(Please read the Scripture passage before reading the homily.)
The United States is not a unity without diversity. Indigenous peoples, citizens, refugees, green card holders; Christians, Jewish people, Muslims, peoples from Asia, Africa, Oceania, people of different sexual expressions. Ours is not a monolithic culture.
The same is also true of ancient cultures. Jerusalem was a hodge-podge of Jewishness. Pharisees, Sadducees, Herodians, Jews from Judea, Jews from Samaria, Jews from around the world, called Jerusalem their home.
Some Jewish people had once lived in slavery, but had become free and had their own synagogue. The various language groups seem to have had their own synagogues. Some groups were argumentative and others laid back.
Stephen was given to defending his beliefs with others. His opponents had him lynched.
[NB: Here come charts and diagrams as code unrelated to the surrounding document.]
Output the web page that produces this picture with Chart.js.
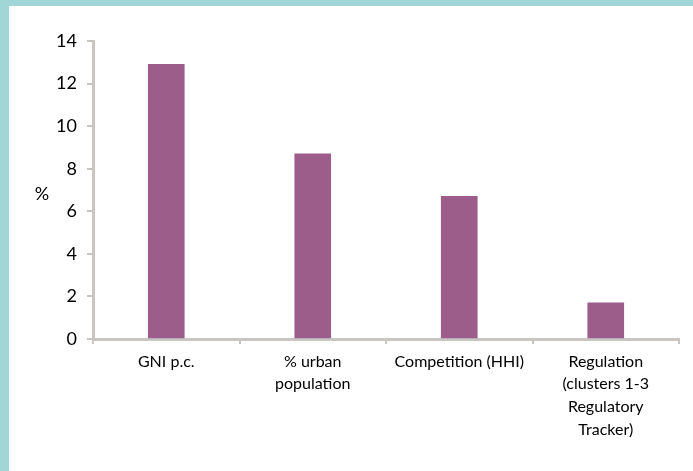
<!DOCTYPE html>
<html>
<head>
<meta charset="utf-8">
<script src="https://cdn.jsdelivr.net/npm/chart.js@4.4.1/dist/chart.umd.min.js"></script>
<style>
  html, body { margin: 0; padding: 0; background: #a0d6d6; }
  body { width: 693px; height: 471px; position: relative; overflow: hidden; }
  #frame { position: absolute; left: 9px; top: 6px; width: 684px; height: 465px; background: #fff; }
</style>
</head>
<body>
<div id="frame"><canvas id="chart" width="684" height="465"></canvas></div>
<script>
// categories and values
const categories = [
    'GNI p.c.',
    ['% urban', 'population'],
    'Competition (HHI)',
    ['Regulation', '(clusters 1-3', 'Regulatory', 'Tracker)']
];
const shares = [12.9, 8.7, 6.7, 1.7];
const yTicks = [0, 2, 4, 6, 8, 10, 12, 14];

const barColor = '#9c5d8b';
const axisColor = '#c9c5c1';
const fontFamily = 'Lato, "Open Sans", sans-serif';

// the "%" label sits horizontally to the left of the axis
const unitLabel = {
    id: 'unitLabel',
    afterDraw(chart) {
        const ctx = chart.ctx;
        const y = chart.scales.y;
        ctx.save();
        ctx.font = '18px ' + fontFamily;
        ctx.fillStyle = '#000';
        ctx.textAlign = 'center';
        ctx.textBaseline = 'middle';
        ctx.fillText('%', chart.chartArea.left - 51, y.getPixelForValue(6.8));
        ctx.restore();
    }
};

new Chart(document.getElementById('chart'), {
    type: 'bar',
    data: {
        labels: categories,
        datasets: [{
            data: shares,
            backgroundColor: barColor,
            barThickness: 36
        }]
    },
    options: {
        responsive: false,
        animation: false,
        layout: { padding: { top: 35, right: 14, left: 0, bottom: 0 } },
        plugins: { legend: { display: false }, tooltip: { enabled: false } },
        scales: {
            x: {
                grid: {
                    offset: true,
                    drawOnChartArea: false,
                    tickLength: 5,
                    color: axisColor,
                    lineWidth: 2
                },
                border: { color: axisColor, width: 3 },
                ticks: {
                    color: '#000',
                    font: { family: fontFamily, size: 16, lineHeight: 1.42 },
                    maxRotation: 0,
                    autoSkip: false,
                    padding: 6
                },
                afterFit(scale) { scale.height = 132; }
            },
            y: {
                min: 0,
                max: 14,
                afterBuildTicks(scale) {
                    scale.ticks = yTicks.map(v => ({ value: v }));
                },
                grid: {
                    drawOnChartArea: false,
                    tickLength: 6,
                    color: axisColor,
                    lineWidth: 2
                },
                border: { color: axisColor, width: 3 },
                ticks: {
                    color: '#000',
                    font: { family: fontFamily, size: 18 },
                    padding: 10
                },
                afterFit(scale) { scale.width = 84; }
            }
        }
    },
    plugins: [unitLabel]
});
</script>
</body>
</html>
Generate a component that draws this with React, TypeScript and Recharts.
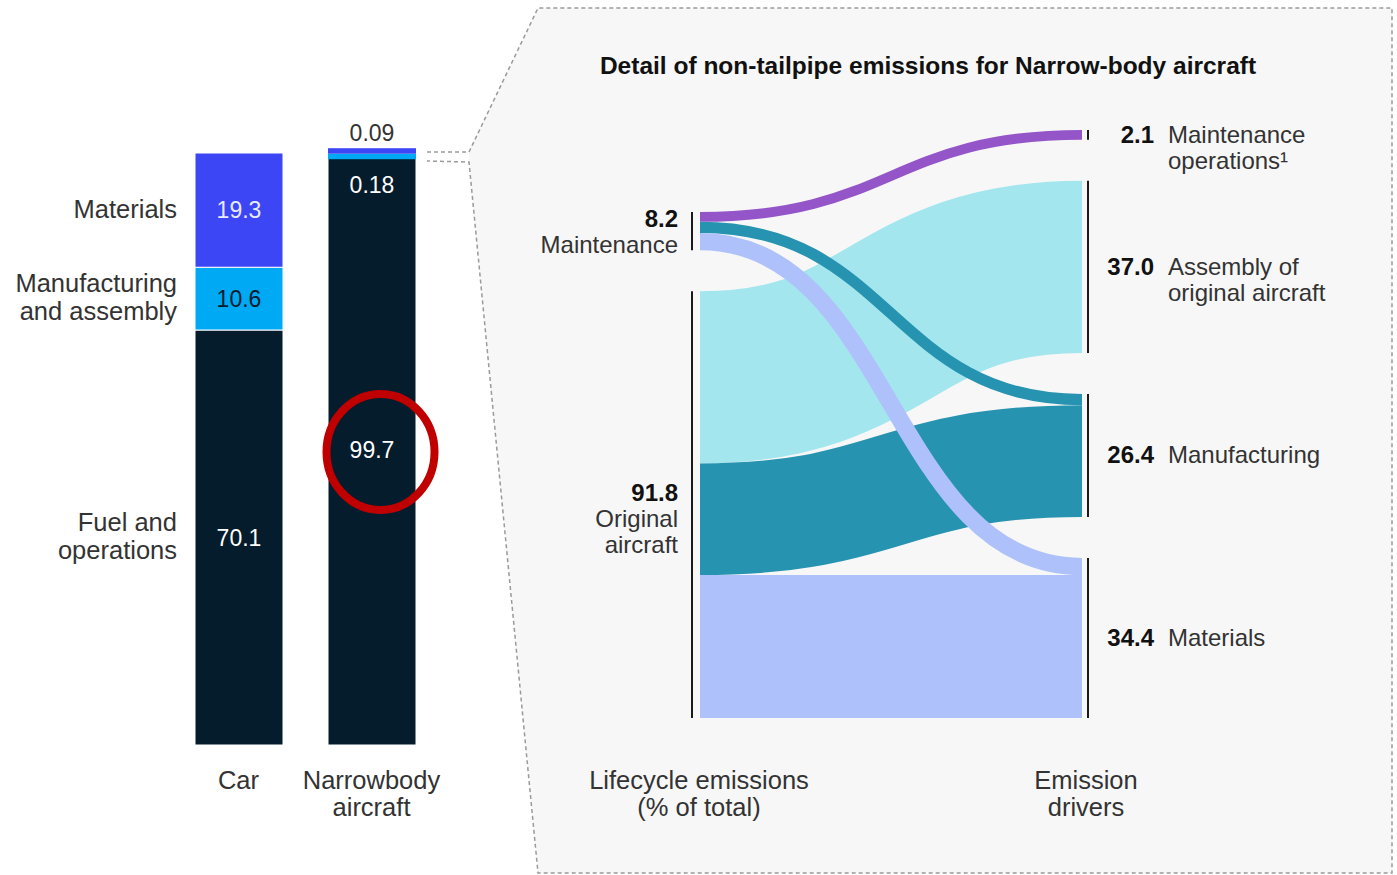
import React from 'react'
import { BarChart, Bar, XAxis, YAxis, LabelList, ReferenceDot, Sankey } from 'recharts'

const FONT = '"Liberation Sans", Arial, Helvetica, sans-serif'
const TEXT = '#333333'
const INK = '#111111'

// left: lifecycle emissions, % of total
const VEHICLES = ['Car', 'Narrowbody aircraft']
const VEHICLE_LINES = [['Car'], ['Narrowbody', 'aircraft']]
const FUEL_OPS = [70.1, 99.7]
const MANUF_ASSEMBLY = [10.6, 0.18]
const MATERIALS = [19.3, 0.09]
const FUEL_NAME = ['Fuel and', 'operations']
const MANUF_NAME = ['Manufacturing', 'and assembly']
const MATERIALS_NAME = ['Materials']

// right: non-tailpipe emissions of narrow-body aircraft
const NODE_NAMES = [
  'Maintenance', 'Original aircraft', 'Maintenance operations',
  'Assembly of original aircraft', 'Manufacturing', 'Materials',
]
const NODE_LINES = [
  ['Maintenance'], ['Original', 'aircraft'], ['Maintenance', 'operations¹'],
  ['Assembly of', 'original aircraft'], ['Manufacturing'], ['Materials'],
]
const NODE_VALUE_LABELS = ['8.2', '91.8', '2.1', '37.0', '26.4', '34.4']
const LINK_SOURCE = [1, 1, 1, 0, 0, 0]
const LINK_TARGET = [3, 4, 5, 2, 4, 5]
const LINK_VALUE = [37.0, 24.0, 30.7, 2.1, 2.4, 3.7]
const LINK_COLOR = ['#A3E6EE', '#2693B0', '#AFC1FB', '#9455C8', '#2693B0', '#AFC1FB']

const barData = VEHICLES.map((name, i) => ({
  name,
  fuel: FUEL_OPS[i],
  manuf: MANUF_ASSEMBLY[i],
  materials: MATERIALS[i],
}))

const sankeyData = {
  nodes: NODE_NAMES.map((name) => ({ name })),
  links: LINK_VALUE.map((value, i) => ({ source: LINK_SOURCE[i], target: LINK_TARGET[i], value })),
}

// tiny segments get a minimum visible stripe
const MIN_STRIPE = 5.5

const StripeDown = (p: any) => {
  const small = p.height < MIN_STRIPE
  return (
    <rect x={p.x} y={p.y} width={p.width} height={small ? MIN_STRIPE : p.height}
      fill={p.fill} stroke={small ? 'none' : '#ffffff'} strokeWidth={1} />
  )
}

const StripeUp = (p: any) => {
  const small = p.height < MIN_STRIPE
  return (
    <rect x={p.x} y={small ? p.y + p.height - MIN_STRIPE : p.y} width={p.width}
      height={small ? MIN_STRIPE : p.height}
      fill={p.fill} stroke={small ? 'none' : '#ffffff'} strokeWidth={1} />
  )
}

function box(p: any) {
  const vb = p.viewBox ?? p
  return { x: vb.x ?? p.x, y: vb.y ?? p.y, w: vb.width ?? p.width, h: vb.height ?? p.height }
}

// labels for one stacked segment; category name drawn beside the Car bar
function segmentLabel(names: string[], color: string, kind: 'fuel' | 'manuf' | 'materials') {
  return (p: any) => {
    const { x, y, w, h } = box(p)
    const cx = x + w / 2
    const cy = y + h / 2
    const isCar = p.index === 0 || (p.index === undefined && Number(p.value) > 1)
    if (!isCar) {
      if (kind === 'manuf') {
        return (
          <text x={cx} y={y + h + 38} textAnchor="middle" fill="#ffffff" fontSize={23} fontFamily={FONT}>
            {p.value}
          </text>
        )
      }
      if (kind === 'materials') {
        return (
          <text x={cx} y={y - 12} textAnchor="middle" fill={TEXT} fontSize={23} fontFamily={FONT}>
            {p.value}
          </text>
        )
      }
    }
    const first = names.length === 1 ? cy + 8 : cy - 7
    return (
      <g>
        <text x={cx} y={cy + 8} textAnchor="middle" fill={color} fontSize={23} fontFamily={FONT}>
          {p.value}
        </text>
        {isCar && (
          <text x={x - 18} y={first} textAnchor="end" fill={TEXT} fontSize={25.5} fontFamily={FONT}>
            {names.map((l, k) => (
              <tspan key={l} x={x - 18} y={first + k * 28}>{l}</tspan>
            ))}
          </text>
        )}
      </g>
    )
  }
}

const VehicleTick = (props: any) => {
  const { x, y, payload } = props
  const lines = VEHICLE_LINES[VEHICLES.indexOf(payload.value)] ?? [payload.value]
  return (
    <text x={x} y={y} textAnchor="middle" fill={TEXT} fontSize={25.5} fontFamily={FONT}>
      {lines.map((l, k) => (
        <tspan key={l} x={x} y={y + 36 + k * 27}>{l}</tspan>
      ))}
    </text>
  )
}

const SankeyNode = (props: any) => {
  const { x, y, width, height, index, payload } = props
  const left = payload?.depth === 0 || (payload?.depth === undefined && index < 2)
  const cy = y + height / 2
  const lines = NODE_LINES[index]
  if (left) {
    const tx = x - 14
    return (
      <g fontFamily={FONT}>
        <line x1={x} x2={x} y1={y} y2={y + height} stroke="#1a1a1a" strokeWidth={2} />
        <text x={tx} y={cy - 4} textAnchor="end" fontWeight="bold" fontSize={24} fill={INK}>
          {NODE_VALUE_LABELS[index]}
        </text>
        {lines.map((l, k) => (
          <text key={l} x={tx} y={cy + 22 + k * 26} textAnchor="end" fontSize={24} fill={TEXT}>{l}</text>
        ))}
      </g>
    )
  }
  return (
    <g fontFamily={FONT}>
      <line x1={x + width - 2} x2={x + width - 2} y1={y} y2={y + height} stroke="#1a1a1a" strokeWidth={2} />
      <text x={x + 72} y={cy + 8} textAnchor="end" fontWeight="bold" fontSize={24} fill={INK}>
        {NODE_VALUE_LABELS[index]}
      </text>
      {lines.map((l, k) => (
        <text key={l} x={x + 86} y={cy + 8 + k * 26} fontSize={24} fill={TEXT}>{l}</text>
      ))}
    </g>
  )
}

const SankeyLink = (props: any) => {
  const { sourceX, targetX, sourceY, targetY, sourceControlX, targetControlX, linkWidth, index } = props
  return (
    <path
      d={`M${sourceX},${sourceY} C${sourceControlX},${sourceY} ${targetControlX},${targetY} ${targetX},${targetY}`}
      fill="none"
      stroke={LINK_COLOR[index]}
      strokeWidth={linkWidth}
    />
  )
}

const Circle = (props: any) => (
  <ellipse cx={props.cx + 9} cy={props.cy} rx={54} ry={58} fill="none" stroke="#C00000" strokeWidth={8} />
)

export default function App() {
  return (
    <div style={{ position: 'absolute', left: 0, top: 0, width: 1397, height: 875, background: '#ffffff', fontFamily: FONT }}>
      <svg width={1397} height={875} style={{ position: 'absolute', left: 0, top: 0 }}>
        <polygon points="469,152 538,8 1392,8 1392,873 538,873 469,162" fill="#F7F7F7" />
        <path
          d="M427,152 L469,152 L538,8 L1392,8 L1392,873 L538,873 L469,162 L427,161"
          fill="none"
          stroke="#9a9a9a"
          strokeWidth={1.5}
          strokeDasharray="4 3"
        />
        <text x={928} y={74} textAnchor="middle" fontWeight="bold" fontSize={24.5} fill={INK} fontFamily={FONT}>
          Detail of non-tailpipe emissions for Narrow-body aircraft
        </text>
        <text textAnchor="middle" fontSize={25.5} fill={TEXT} fontFamily={FONT}>
          <tspan x={699} y={789}>Lifecycle emissions</tspan>
          <tspan x={699} y={816}>(% of total)</tspan>
        </text>
        <text textAnchor="middle" fontSize={25.5} fill={TEXT} fontFamily={FONT}>
          <tspan x={1086} y={789}>Emission</tspan>
          <tspan x={1086} y={816}>drivers</tspan>
        </text>
      </svg>

      <div style={{ position: 'absolute', left: 0, top: 0 }}>
        <BarChart width={470} height={875} data={barData} margin={{ top: 153, right: 32, left: 172, bottom: 70 }} barSize={88}>
          <XAxis dataKey="name" axisLine={false} tickLine={false} tick={<VehicleTick />} height={60} interval={0} />
          <YAxis hide domain={[0, 100]} />
          <Bar dataKey="fuel" stackId="a" fill="#051C2C" stroke="#ffffff" strokeWidth={1} isAnimationActive={false}>
            <LabelList dataKey="fuel" content={segmentLabel(FUEL_NAME, '#ffffff', 'fuel')} />
          </Bar>
          <Bar dataKey="manuf" stackId="a" fill="#00A9F4" shape={<StripeDown />} isAnimationActive={false}>
            <LabelList dataKey="manuf" content={segmentLabel(MANUF_NAME, '#051C2C', 'manuf')} />
          </Bar>
          <Bar dataKey="materials" stackId="a" fill="#3C46F5" shape={<StripeUp />} isAnimationActive={false}>
            <LabelList dataKey="materials" content={segmentLabel(MATERIALS_NAME, '#E8EAFF', 'materials')} />
          </Bar>
          <ReferenceDot x="Narrowbody aircraft" y={49.5} r={58} shape={<Circle />} />
        </BarChart>
      </div>

      <div style={{ position: 'absolute', left: 0, top: 0 }}>
        <Sankey
          width={1397}
          height={875}
          data={sankeyData}
          margin={{ top: 130, bottom: 157, left: 692, right: 307 }}
          nodeWidth={8}
          nodePadding={41}
          iterations={32}
          sort={false}
          node={<SankeyNode />}
          link={<SankeyLink />}
        />
      </div>
    </div>
  )
}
Luke was aware of the Gospels attributed to Mark and Matthew. He incorporated elements from the their accounts of the trial of Jesus into his story of the trial of Stephen. He tells the story of Stephen’s trial in such a way as to relate this trial to the trial of Jesus. He may be wanting to lead us to consider all our trials as a share in the trial of Jesus. The trial and killing of Stephen is told as a lynching more than as an execution. It is more the action of a mob than of an orderly group of police officers.